Requirements.
Repeat exactly the lines running from the first line of the data to the line containing "(0,0) rectangle (685,575);", both ends included, and nothing else; drop the pictures.

Records with drawing code.
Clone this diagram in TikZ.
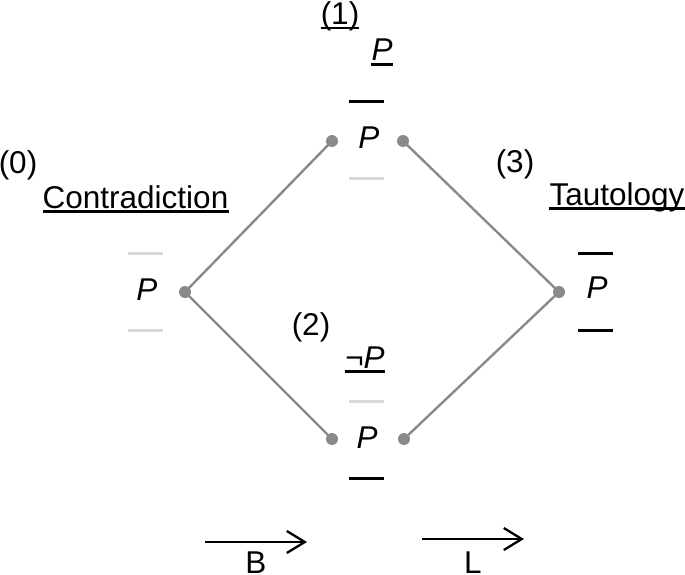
\documentclass[tikz,border=0pt]{standalone}
\usepackage{fontspec}
\setmainfont{Liberation Sans}
\usetikzlibrary{arrows.meta,calc}
\definecolor{edgegray}{HTML}{8A8A8A}
\definecolor{barlight}{HTML}{D9D9D9}
\begin{document}
\begin{tikzpicture}[x=1pt,y=-1pt,
  lbl/.style={font=\fontsize{31.5}{38}\selectfont, inner sep=0pt, anchor=base},
  ul/.style={line width=2.2pt, black},
  darkbar/.style={line width=3pt, black},
  lightbar/.style={line width=3pt, barlight},
  edge/.style={line width=2.4pt, edgegray},
  dotc/.style={circle, fill=edgegray, inner sep=0pt, minimum size=12pt},
  arr/.style={line width=2.3pt, -{Straight Barb[length=18pt,width=22pt,line width=2.3pt]}}
]
\useasboundingbox (0,0) rectangle (685,575);

% labels
\node[lbl] (one) at (340,24.5) {(1)};
\node[lbl] (ptop) at (382,61) {\textit{P}};
\node[lbl] (p1) at (369,148) {\textit{P}};
\node[lbl] (zero) at (18,173) {(0)};
\node[lbl] (contra) at (135.5,208) {Contradiction};
\node[lbl] (p0) at (147,300) {\textit{P}};
\node[lbl] (two) at (311,335) {(2)};
\node[lbl] (negp) at (365,368) {¬\textit{P}};
\node[lbl] (p2) at (367,448) {\textit{P}};
\node[lbl] (three) at (515,172) {(3)};
\node[lbl] (taut) at (617,205) {Tautology};
\node[lbl] (p3) at (597,298) {\textit{P}};
\node[lbl, text depth=0pt] (bl) at (256,573.5) {B};
\node[lbl, text depth=0pt] (ll) at (473,573.5) {L};

% underlines
\foreach \n in {one,ptop,contra,negp,taut}
  \draw[ul] ($(\n.base west)+(0,3.5)$) -- ($(\n.base east)+(0,3.5)$);

% bars
\draw[darkbar] (349,101.5) -- (384,101.5);
\draw[lightbar] (349,178) -- (384,178);
\draw[lightbar] (128,253) -- (163,253);
\draw[lightbar] (128,330) -- (163,330);
\draw[lightbar] (349,401) -- (384,401);
\draw[darkbar] (349,478) -- (384,478);
\draw[darkbar] (578,253) -- (613,253);
\draw[darkbar] (578,330) -- (613,330);

% dots
\node[dotc] (d0) at (185,292) {};
\node[dotc] (d1l) at (332,141) {};
\node[dotc] (d1r) at (403,141) {};
\node[dotc] (d2l) at (332,439) {};
\node[dotc] (d2r) at (404,439) {};
\node[dotc] (d3) at (559,292) {};

% edges
\draw[edge] (d0.center) -- (d1l.center);
\draw[edge] (d0.center) -- (d2l.center);
\draw[edge] (d1r.center) -- (d3.center);
\draw[edge] (d2r.center) -- (d3.center);

% arrows
\coordinate (ba) at (205,542);
\coordinate (bb) at (307,542);
\coordinate (la) at (422,539);
\coordinate (lb) at (524,539);
\draw[arr] (ba) -- (bb);
\draw[arr] (la) -- (lb);
\end{tikzpicture}
\end{document}
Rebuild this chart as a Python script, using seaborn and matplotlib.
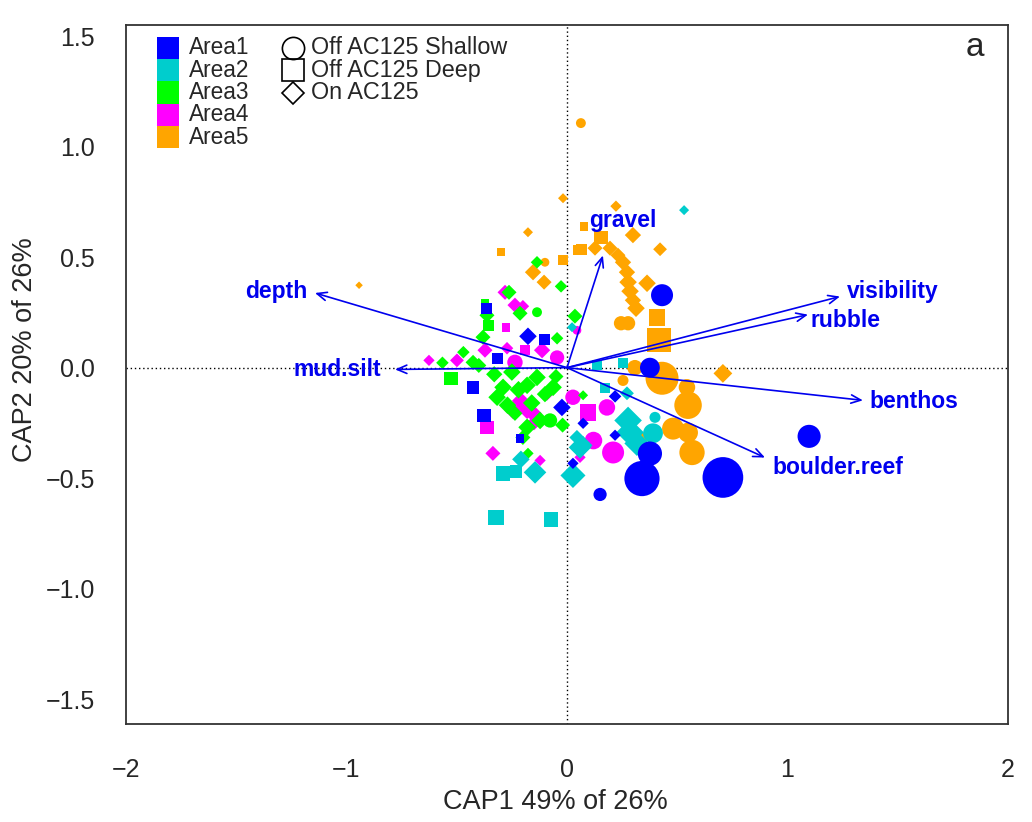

Answer.
Clone this diagram in TikZ.
\documentclass[tikz,border=0pt]{standalone}
\usepackage{fontspec}
\setmainfont{Liberation Sans}
\usetikzlibrary{arrows.meta,calc}
\definecolor{edgegray}{HTML}{8A8A8A}
\definecolor{barlight}{HTML}{D9D9D9}
\begin{document}
\begin{tikzpicture}[x=1pt,y=-1pt,
  lbl/.style={font=\fontsize{31.5}{38}\selectfont, inner sep=0pt, anchor=base},
  ul/.style={line width=2.2pt, black},
  darkbar/.style={line width=3pt, black},
  lightbar/.style={line width=3pt, barlight},
  edge/.style={line width=2.4pt, edgegray},
  dotc/.style={circle, fill=edgegray, inner sep=0pt, minimum size=12pt},
  arr/.style={line width=2.3pt, -{Straight Barb[length=18pt,width=22pt,line width=2.3pt]}}
]
\useasboundingbox (0,0) rectangle (685,575);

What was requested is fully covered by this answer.